Eram os idos de 1990. Mais precisamente 1993, um grande ano. O governo Moisés Avelino, iniciado em março de 1991, entrava em seu terceiro ano de mandato.
Naquela época meus melhores amigos eram da Feetins - Federação Espírita do Estado do Tocantins - onde conheci Cesamar e Luara (da turma do Siqueira), Maxwel e Regininha (onde eu comprava cimento) Renatinha que era cunhada da Regina e mais tarde conheceu e namorou Igor Avelino.
O tempo correu...
Igor e Renata se casaram depois da virada do século e tiveram seus filhos. Ele largou a política no fim do mandato de deputado federal. Regininha separou de Maxwel. Cesamar morreu num acidente de carro. Eu saí da federação depois de ajudar a fundar o Ceac e o IDE.
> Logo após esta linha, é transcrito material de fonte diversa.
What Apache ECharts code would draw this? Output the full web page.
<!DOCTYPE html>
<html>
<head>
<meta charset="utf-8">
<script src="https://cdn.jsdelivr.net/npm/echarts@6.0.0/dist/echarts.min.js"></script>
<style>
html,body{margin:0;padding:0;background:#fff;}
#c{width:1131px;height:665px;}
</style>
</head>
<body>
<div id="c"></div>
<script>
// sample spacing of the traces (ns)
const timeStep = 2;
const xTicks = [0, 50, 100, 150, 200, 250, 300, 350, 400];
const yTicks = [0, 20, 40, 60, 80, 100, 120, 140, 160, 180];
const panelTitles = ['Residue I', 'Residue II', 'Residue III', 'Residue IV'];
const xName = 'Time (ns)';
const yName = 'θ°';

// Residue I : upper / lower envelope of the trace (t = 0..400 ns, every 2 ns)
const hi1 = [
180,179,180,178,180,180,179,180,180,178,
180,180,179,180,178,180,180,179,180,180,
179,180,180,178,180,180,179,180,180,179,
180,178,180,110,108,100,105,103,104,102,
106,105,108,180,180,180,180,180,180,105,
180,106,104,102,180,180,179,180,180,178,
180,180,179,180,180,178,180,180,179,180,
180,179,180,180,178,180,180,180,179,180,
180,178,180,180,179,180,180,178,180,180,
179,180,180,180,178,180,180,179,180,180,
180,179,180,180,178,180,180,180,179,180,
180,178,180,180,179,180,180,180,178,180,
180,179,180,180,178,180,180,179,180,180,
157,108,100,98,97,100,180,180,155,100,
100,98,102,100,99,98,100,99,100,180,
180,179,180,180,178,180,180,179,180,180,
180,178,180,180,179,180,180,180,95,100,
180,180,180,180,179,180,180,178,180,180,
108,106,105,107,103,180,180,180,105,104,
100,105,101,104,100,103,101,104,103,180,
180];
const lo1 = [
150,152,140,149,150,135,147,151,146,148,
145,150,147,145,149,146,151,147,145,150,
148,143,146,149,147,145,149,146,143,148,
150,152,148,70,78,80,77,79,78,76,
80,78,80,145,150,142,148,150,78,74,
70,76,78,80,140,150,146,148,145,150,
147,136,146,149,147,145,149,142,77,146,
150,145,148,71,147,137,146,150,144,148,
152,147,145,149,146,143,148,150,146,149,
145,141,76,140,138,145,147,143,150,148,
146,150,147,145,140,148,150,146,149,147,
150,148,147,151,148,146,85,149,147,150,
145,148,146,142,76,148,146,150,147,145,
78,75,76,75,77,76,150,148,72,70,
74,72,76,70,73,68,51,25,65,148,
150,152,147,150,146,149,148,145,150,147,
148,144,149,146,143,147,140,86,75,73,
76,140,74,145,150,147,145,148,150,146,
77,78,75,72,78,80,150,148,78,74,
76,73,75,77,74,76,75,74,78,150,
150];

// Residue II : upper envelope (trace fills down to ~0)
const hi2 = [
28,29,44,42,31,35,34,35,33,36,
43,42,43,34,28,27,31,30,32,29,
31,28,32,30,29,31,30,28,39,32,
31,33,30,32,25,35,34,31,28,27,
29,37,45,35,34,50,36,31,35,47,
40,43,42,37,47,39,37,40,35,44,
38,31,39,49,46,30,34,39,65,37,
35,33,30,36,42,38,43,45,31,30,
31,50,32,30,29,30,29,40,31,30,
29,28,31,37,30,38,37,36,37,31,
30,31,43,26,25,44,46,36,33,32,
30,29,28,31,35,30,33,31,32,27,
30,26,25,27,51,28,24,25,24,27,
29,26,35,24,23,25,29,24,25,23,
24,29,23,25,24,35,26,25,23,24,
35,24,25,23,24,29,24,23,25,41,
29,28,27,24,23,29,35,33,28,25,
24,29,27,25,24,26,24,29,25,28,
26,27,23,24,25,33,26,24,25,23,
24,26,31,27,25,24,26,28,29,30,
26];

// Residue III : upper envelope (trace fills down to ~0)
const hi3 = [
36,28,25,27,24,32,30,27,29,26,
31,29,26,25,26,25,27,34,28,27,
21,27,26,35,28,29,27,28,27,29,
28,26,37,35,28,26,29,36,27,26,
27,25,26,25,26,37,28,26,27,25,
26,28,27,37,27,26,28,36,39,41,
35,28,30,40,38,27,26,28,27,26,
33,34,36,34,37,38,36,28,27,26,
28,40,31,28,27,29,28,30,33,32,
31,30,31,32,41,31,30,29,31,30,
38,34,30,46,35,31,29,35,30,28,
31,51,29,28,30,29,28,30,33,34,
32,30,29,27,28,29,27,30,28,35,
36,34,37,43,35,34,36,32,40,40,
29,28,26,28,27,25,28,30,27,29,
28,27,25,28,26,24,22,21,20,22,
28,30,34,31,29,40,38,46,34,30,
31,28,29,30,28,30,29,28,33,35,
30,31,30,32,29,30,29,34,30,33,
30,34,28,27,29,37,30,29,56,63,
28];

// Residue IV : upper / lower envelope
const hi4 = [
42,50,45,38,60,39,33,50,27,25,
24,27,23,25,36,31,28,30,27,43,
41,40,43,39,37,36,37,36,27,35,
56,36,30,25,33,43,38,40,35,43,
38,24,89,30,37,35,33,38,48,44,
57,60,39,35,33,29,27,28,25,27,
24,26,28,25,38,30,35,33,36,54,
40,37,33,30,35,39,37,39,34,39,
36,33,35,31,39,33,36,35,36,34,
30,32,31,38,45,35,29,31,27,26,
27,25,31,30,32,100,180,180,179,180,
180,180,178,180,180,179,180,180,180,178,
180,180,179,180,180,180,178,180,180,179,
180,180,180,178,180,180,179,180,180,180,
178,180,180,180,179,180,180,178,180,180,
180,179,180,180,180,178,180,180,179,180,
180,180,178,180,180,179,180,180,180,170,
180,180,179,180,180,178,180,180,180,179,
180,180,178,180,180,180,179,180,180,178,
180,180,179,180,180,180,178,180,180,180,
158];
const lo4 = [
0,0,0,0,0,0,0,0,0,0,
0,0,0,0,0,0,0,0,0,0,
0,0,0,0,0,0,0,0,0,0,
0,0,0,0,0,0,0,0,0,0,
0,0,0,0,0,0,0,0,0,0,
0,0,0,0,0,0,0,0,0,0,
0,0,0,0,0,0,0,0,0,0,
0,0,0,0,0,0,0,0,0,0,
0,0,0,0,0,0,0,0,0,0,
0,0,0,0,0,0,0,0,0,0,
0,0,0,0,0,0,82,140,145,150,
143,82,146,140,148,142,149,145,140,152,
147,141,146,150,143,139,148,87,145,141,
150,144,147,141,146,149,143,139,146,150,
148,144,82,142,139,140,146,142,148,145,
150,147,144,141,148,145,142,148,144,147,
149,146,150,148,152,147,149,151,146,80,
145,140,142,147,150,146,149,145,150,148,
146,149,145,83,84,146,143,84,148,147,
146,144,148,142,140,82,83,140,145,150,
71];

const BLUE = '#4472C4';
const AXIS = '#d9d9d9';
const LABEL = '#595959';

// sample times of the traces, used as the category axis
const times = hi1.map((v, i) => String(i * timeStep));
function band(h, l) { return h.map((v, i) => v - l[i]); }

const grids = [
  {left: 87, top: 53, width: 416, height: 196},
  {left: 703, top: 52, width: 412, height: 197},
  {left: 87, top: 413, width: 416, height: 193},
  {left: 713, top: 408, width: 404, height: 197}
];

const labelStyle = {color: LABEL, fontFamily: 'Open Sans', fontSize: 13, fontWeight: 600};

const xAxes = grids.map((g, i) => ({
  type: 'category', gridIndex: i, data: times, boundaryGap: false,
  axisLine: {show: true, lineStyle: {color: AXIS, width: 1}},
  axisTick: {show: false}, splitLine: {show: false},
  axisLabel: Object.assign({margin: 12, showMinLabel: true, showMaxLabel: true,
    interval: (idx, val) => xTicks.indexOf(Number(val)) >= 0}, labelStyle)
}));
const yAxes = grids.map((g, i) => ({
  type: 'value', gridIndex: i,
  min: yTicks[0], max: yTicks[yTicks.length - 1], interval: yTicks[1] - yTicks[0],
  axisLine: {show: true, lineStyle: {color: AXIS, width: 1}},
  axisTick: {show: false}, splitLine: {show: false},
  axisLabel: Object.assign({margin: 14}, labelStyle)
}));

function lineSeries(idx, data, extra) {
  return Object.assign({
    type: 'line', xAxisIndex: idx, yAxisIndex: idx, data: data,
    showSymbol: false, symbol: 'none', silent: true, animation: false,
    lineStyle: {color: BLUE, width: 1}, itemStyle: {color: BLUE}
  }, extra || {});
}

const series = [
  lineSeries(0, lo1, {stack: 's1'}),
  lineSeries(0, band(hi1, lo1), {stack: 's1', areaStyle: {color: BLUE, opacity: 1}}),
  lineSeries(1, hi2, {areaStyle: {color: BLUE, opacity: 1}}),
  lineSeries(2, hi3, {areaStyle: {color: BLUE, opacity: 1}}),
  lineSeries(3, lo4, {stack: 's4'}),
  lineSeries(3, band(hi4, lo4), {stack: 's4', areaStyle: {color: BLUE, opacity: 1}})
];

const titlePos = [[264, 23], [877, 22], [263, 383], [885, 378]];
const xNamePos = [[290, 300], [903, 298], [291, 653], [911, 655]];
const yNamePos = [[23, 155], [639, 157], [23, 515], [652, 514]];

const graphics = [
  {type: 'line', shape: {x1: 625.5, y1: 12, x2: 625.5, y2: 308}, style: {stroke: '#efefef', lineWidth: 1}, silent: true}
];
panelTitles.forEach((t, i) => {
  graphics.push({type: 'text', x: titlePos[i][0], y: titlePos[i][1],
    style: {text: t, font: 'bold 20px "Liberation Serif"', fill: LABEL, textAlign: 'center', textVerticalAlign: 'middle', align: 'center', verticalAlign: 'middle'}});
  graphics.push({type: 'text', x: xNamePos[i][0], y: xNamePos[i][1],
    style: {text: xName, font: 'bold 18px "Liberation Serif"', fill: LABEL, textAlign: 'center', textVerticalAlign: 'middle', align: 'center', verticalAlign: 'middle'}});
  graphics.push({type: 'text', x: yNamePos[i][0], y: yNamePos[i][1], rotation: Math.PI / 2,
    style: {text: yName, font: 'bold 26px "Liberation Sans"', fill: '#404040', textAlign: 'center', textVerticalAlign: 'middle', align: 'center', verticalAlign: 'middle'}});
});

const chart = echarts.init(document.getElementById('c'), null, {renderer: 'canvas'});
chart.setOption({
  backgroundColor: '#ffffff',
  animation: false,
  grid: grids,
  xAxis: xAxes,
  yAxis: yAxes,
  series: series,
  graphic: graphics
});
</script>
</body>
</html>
Três décadas se passaram e a cidade multiplicou sua população. Ampliou sua extensão. Novas pessoas chegaram. Outras nasceram aqui. A cada fase vivida e superada, os amigos foram ficando cada vez mais distantes, porém vivíssimos na memória.
E em 28 de fevereiro deste 2025 reencontrei Moisés Avelino. Foi a minha primeira gravação para o programa “Histórias que Vivi”. Comecei com ele por que não poderia iniciar essa contação de histórias sem falar do primeiro governador que conheci quando me mudei para Palmas em 3 de abril de 1991.
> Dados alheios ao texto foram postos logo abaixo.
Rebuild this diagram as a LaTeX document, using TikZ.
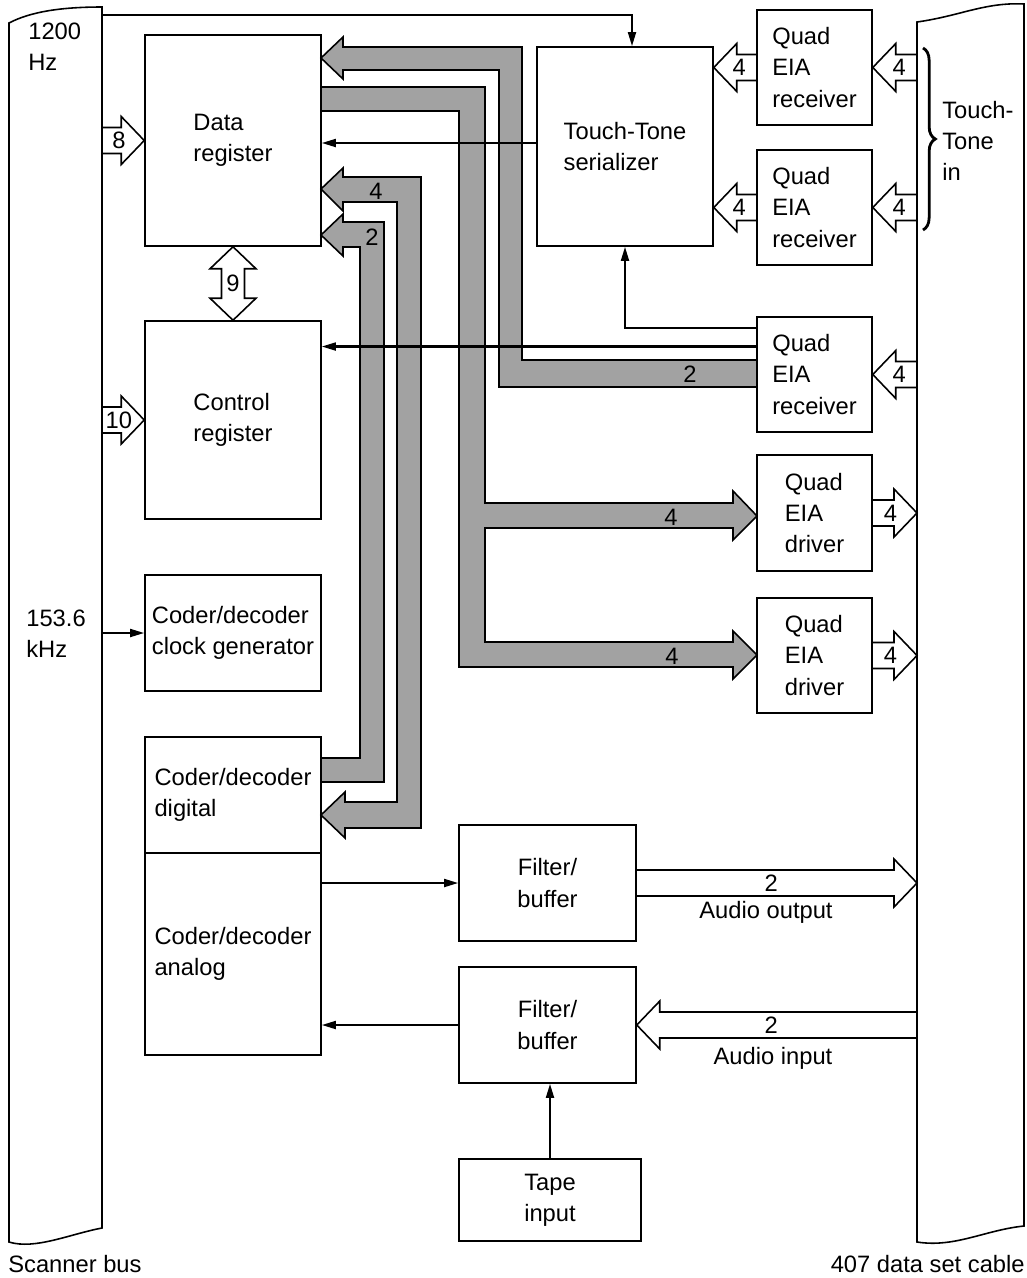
\documentclass[tikz,border=0pt]{standalone}
\usepackage{fontspec}
\setmainfont{Liberation Sans}
\usepackage{tikz}
\usetikzlibrary{positioning,arrows.meta,calc,decorations.pathreplacing,backgrounds}
\definecolor{busgray}{RGB}{162,162,162}
\newcommand{\hollowR}[4][0.4]{\draw[hollow] let \p1=#2, \p2=#3 in (\x1,\y2+0.26cm) -- (\x2-0.46cm,\y2+0.26cm) -- (\x2-0.46cm,\y2+0.48cm) -- (\x2,\y2) -- (\x2-0.46cm,\y2-0.48cm) -- (\x2-0.46cm,\y2-0.26cm) -- (\x1,\y2-0.26cm);
\path let \p1=#2, \p2=#3 in node[num] at ({\x1+#1*(\x2-\x1)},\y2) {#4};}
\newcommand{\hollowL}[4][0.4]{\draw[hollow] let \p1=#2, \p2=#3 in (\x1,\y2+0.26cm) -- (\x2+0.46cm,\y2+0.26cm) -- (\x2+0.46cm,\y2+0.48cm) -- (\x2,\y2) -- (\x2+0.46cm,\y2-0.48cm) -- (\x2+0.46cm,\y2-0.26cm) -- (\x1,\y2-0.26cm);
\path let \p1=#2, \p2=#3 in node[num] at ({\x1+#1*(\x2-\x1)},\y2) {#4};}

\begin{document}
\begin{tikzpicture}[x=0.02cm,y=-0.02cm,
  font=\fontsize{13.5}{17.8}\selectfont,
  box/.style={draw,line width=0.9pt,inner sep=0pt,align=left},
  sig/.style={line width=1.2pt,-{Triangle[length=8pt,width=4.5pt]}},
  hollow/.style={draw,line width=0.9pt,line join=miter},
  bus/.style={draw,line width=0.9pt,line join=miter,fill=busgray},
  num/.style={inner sep=0pt},
  txt/.style={inner sep=0pt,align=left}]
\useasboundingbox (0,0) rectangle (1027,1278);

\draw[line width=0.9pt] (9,1242) -- (9,23) .. controls (30,12) and (60,7) .. (102,7) -- (102,1228) .. controls (70,1234) and (35,1250) .. cycle;
\draw[line width=0.9pt] (917,1242) -- (917,22) .. controls (960,16) and (985,2) .. (1024,4) -- (1024,1226) .. controls (985,1230) and (955,1248) .. cycle;
\coordinate (sbus) at (102,0);
\coordinate (dbus) at (917,0);
\coordinate (hz) at (102,15);

\node[box,minimum width=3.52cm,minimum height=4.22cm] (dreg) at (233,140.5) {Data\\register};
\node[box,minimum width=3.52cm,minimum height=3.96cm] (creg) at (233,420) {Control\\register};
\node[box,minimum width=3.52cm,minimum height=2.32cm] (clk) at (233,633) {Coder/decoder\\clock generator};
\node[box,minimum width=3.52cm,minimum height=2.32cm] (cdig) at (233,795) {Coder/decoder\\digital};
\node[box,minimum width=3.52cm,minimum height=4.04cm] (cana) at (233,954) {Coder/decoder\\analog};
\node[box,minimum width=3.52cm,minimum height=3.98cm] (ser) at (625,146.5) {Touch-Tone\\serializer};
\node[box,minimum width=2.3cm,minimum height=2.3cm] (rx1) at (814.5,67.5) {Quad\\EIA\\receiver};
\node[box,minimum width=2.3cm,minimum height=2.3cm] (rx2) at (814.5,207.5) {Quad\\EIA\\receiver};
\node[box,minimum width=2.3cm,minimum height=2.3cm] (rx3) at (814.5,374.5) {Quad\\EIA\\receiver};
\node[box,minimum width=2.3cm,minimum height=2.32cm] (drv1) at (814.5,513) {Quad\\EIA\\driver};
\node[box,minimum width=2.3cm,minimum height=2.3cm] (drv2) at (814.5,655.5) {Quad\\EIA\\driver};
\node[box,align=center,minimum width=3.54cm,minimum height=2.32cm] (flt1) at (547.5,883) {Filter/\\buffer};
\node[box,align=center,minimum width=3.54cm,minimum height=2.32cm] (flt2) at (547.5,1025) {Filter/\\buffer};
\node[box,align=center,minimum width=3.64cm,minimum height=1.64cm] (tape) at (550,1200) {Tape\\input};

\node[txt,anchor=west] (hzlbl) at (28,47) {1200\\Hz};
\node[txt,anchor=west] (khzlbl) at (26,634) {153.6\\kHz};
\node[txt,anchor=west] (ttin) at (942,141) {Touch-\\Tone\\in};
\node[txt,anchor=west] (scanlbl) at (8,1264) {Scanner bus};
\node[txt,anchor=east] (cablelbl) at (1025,1264) {407 data set cable};
\node[txt] (aout) at (766,912) {Audio output};
\node[txt] (ain) at (773,1058) {Audio input};
\draw[line width=1.6pt,decorate,decoration={brace,amplitude=7pt}] (923,48) -- (923,230);

\begin{scope}[on background layer]
\draw[bus] (321,58) -- (343,37) -- (343,47) -- (522,47) -- (522,360) -- (757,360) -- (757,387) -- (499,387) -- (499,70) -- (343,70) -- (343,79) -- cycle;
\draw[bus] (321,87) -- (485,87) -- (485,503) -- (733,503) -- (733,491) -- (757,516) -- (733,540) -- (733,528) -- (485,528) -- (485,642) -- (733,642) -- (733,631) -- (757,655) -- (733,679) -- (733,667) -- (459,667) -- (459,111) -- (321,111) -- cycle;
\draw[bus] (321,189) -- (343,168) -- (343,177) -- (421,177) -- (421,828) -- (345,828) -- (345,838) -- (321,815) -- (345,792) -- (345,802) -- (397,802) -- (397,202) -- (343,202) -- (343,211) -- cycle;
\draw[bus] (321,235) -- (343,214) -- (343,222) -- (384,222) -- (384,782) -- (321,782) -- (321,758) -- (360,758) -- (360,247) -- (343,247) -- (343,256) -- cycle;
\hollowR{(dreg.west -| sbus)}{(dreg.west)}{8}
\hollowR{(creg.west -| sbus)}{(creg.west)}{10}
\hollowL{(rx1.west)}{(rx1.west -| ser.east)}{4}
\hollowL{(rx2.west)}{(rx2.west -| ser.east)}{4}
\hollowL{(rx1.east -| dbus)}{(rx1.east)}{4}
\hollowL{(rx2.east -| dbus)}{(rx2.east)}{4}
\hollowL{(rx3.east -| dbus)}{(rx3.east)}{4}
\hollowR{(drv1.east)}{(drv1.east -| dbus)}{4}
\hollowR{(drv2.east)}{(drv2.east -| dbus)}{4}
\hollowR[0.48]{(flt1.east)}{(flt1.east -| dbus)}{2}
\hollowL[0.52]{(flt2.east -| dbus)}{(flt2.east)}{2}
\draw[hollow] let \p1=(dreg.south), \p2=(creg.north) in (\x1,\y1) -- (\x1+0.46cm,\y1-0.44cm) -- (\x1+0.23cm,\y1-0.44cm) -- (\x1+0.23cm,\y2+0.44cm) -- (\x1+0.46cm,\y2+0.44cm) -- (\x1,\y2) -- (\x1-0.46cm,\y2+0.44cm) -- (\x1-0.23cm,\y2+0.44cm) -- (\x1-0.23cm,\y1-0.44cm) -- (\x1-0.46cm,\y1-0.44cm) -- cycle;
\end{scope}
\node[num] (n9) at ($(dreg.south)!0.5!(creg.north)$) {9};
\node[num] (busa) at (690,374) {2};
\node[num] (busb1) at (671,517) {4};
\node[num] (busb2) at (672,656) {4};
\node[num] (busc) at (376,191) {4};
\node[num] (busd) at (372,237) {2};

\coordinate (r3a) at ($(rx3.north west)!0.26!(rx3.south west)$);
\coordinate (r3b) at ($(rx3.north west)!0.1!(rx3.south west)$);
\draw[sig] (hz) -| ($(ser.north)+(7,0)$);
\draw[sig] ($(ser.west)+(0,-3.5)$) -- ($(ser.west -| dreg.east)+(0,-3.5)$);
\draw[sig] (r3b) -| (ser.south);
\draw[sig] (r3a) -- (r3a -| creg.east);
\draw[sig] (clk.west -| sbus) -- (clk.west);
\draw[sig] (flt1.west -| cana.east) -- (flt1.west);
\draw[sig] (flt2.west) -- (flt2.west -| cana.east);
\draw[sig] (tape.north) -- (tape.north |- flt2.south);
\end{tikzpicture}
\end{document}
Fui encontrá-lo em sua residência em Paraíso, às margens de uma lagoa belíssima, imagem paradisíaca. Ele nos recebeu com a firmeza e altivez que nunca perdeu. Já na cadeira de rodas e com dificuldade de locomoção mas se esforçando para sentar na poltrona e gravar conosco aquele mergulho em nossas memórias comuns.
Na véspera de sua passagem, meu pensamento se voltou para ele, na lembrança de que este ano de 2025 é um ano de finalização de ciclos. Pensei nele: "Dr. Moisés provavelmente descansa antes da virada..."
A intuição se confirmou com a notícia no dia seguinte. Tenho dificuldades com a energia fria da morte. Não gosto de velórios, não vou a enterros. Fiquei o dia me lembrando dele. Foi sepultado ontem(sábado) e só neste domingo, 28 consegui tempo interior para escrever.
Meu tempo está passando. Meus contemporâneos mais velhos estão partindo. O que vai nos restando são as fotos. As histórias. As memórias. Os legados.
Dr. Moisés pertenceu a uma estirpe nobre de homens e mulheres que a política não modificou nem corrompeu. Foi um homem de coragem, que fez seu contraponto ao Siqueirismo no Estado no momento do auge da força do primeiro governador do Estado, para mais a frente deixar de apoiar o candidato do seu partido e apoiar Siqueira em seu retorno ao governo no momento de maior fragilidade do ex-adversário. "Naquele momento eu entendi que ele era a melhor opção, pelo seu amor pelo Estado", resumiu na nossa entrevsita que está no Youtube.
Era homem de posições firmes e valores inegociáveis. Seu exemplo há de ficar e ecoar pelo tempo.
Na entrevista falamos de tantas coisas... no final fomos para a mesa comer pão de queijo e tomar café. Eu e a minha equipe da Victoriana: Michelle, André e os meninos do som e da iluminação. Ele quebrou a sisudez e a formalidade. Rimos, contamos piada. Falou do câncer que enfrentava e que a cada hora lhe desafiava migrando para um lugar diferente do corpo.
Nos despedir de Moisés Nogueira Avelino neste final de dezembro é meio que nos despedir de um ciclo da história do Tocantins.
Lutou o bom combate. Guardou a fé.
Foi uma honra ter sido sua contemporânea. Ter trabalhado com ele.Ter conhecido o brilho e altivez da sua alma naquele final de 1993.
Guardarei a admiração pelo homem que foi e pelos seus feitos.
Até qualquer dia Dr. Moisés. E que não seja em breve... o legado dele ficou. O meu ainda tenho que escrever.